If I understand correctly,
add_to(a, b) increment a, with b. During this process, the value of a will be changed.
The second approach is a, imho, RED FLAG idea, that I dont think we should do.
If add_to is implemented as above, it will greatly complicate Operator Fusion, Gradient, Partial Evaluation, FoldScaleAxis… etc. Basically all existing pass will be in great danger.
The problem is mutation introduce two problem: in optimization, you dont know if the tensor had been changed somewhere else, and you dont know if changing the tensor will change the code in other places (because of alias).

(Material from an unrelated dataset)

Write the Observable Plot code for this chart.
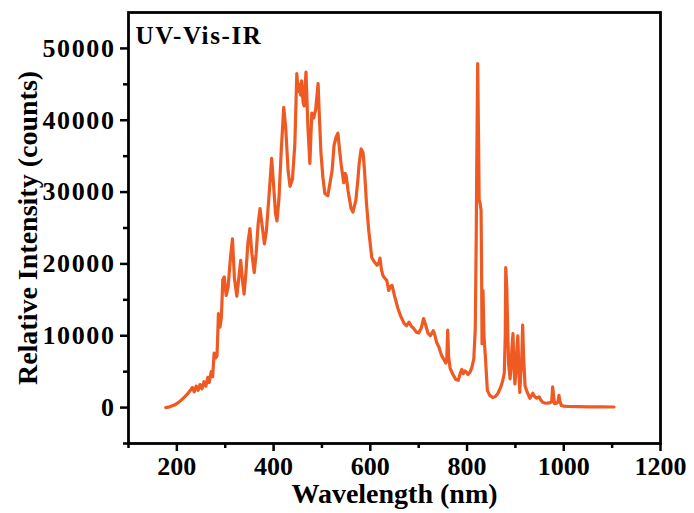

In particular, see the section
Automatic differentiation in PyTorch - they implement delicate datastructure (which is hard to do as source code transformation in relay, which does not pollute the runtime), and reject some case. Right now, we have no such problem because we dont have mutation for tensor.
As another example, the performance of ConstantFolding will tank, and basically be useless, because it is hard to know whether some constant is really constant - or they got changed. Thus it will just do nothing or risk being wrong. Same story go for Fusion.
Tensor should continue to has no mutation, and Approach 1 look way better.
If approach 1 cannot describe all cases, we can still wrap every tensor as a reference of tensor, and in every operator unwrap/wrap accordingly. This will tank the performance of most pass, and some will probably downright fail, but this is what will happend to every single program if we allow mutation in tensor.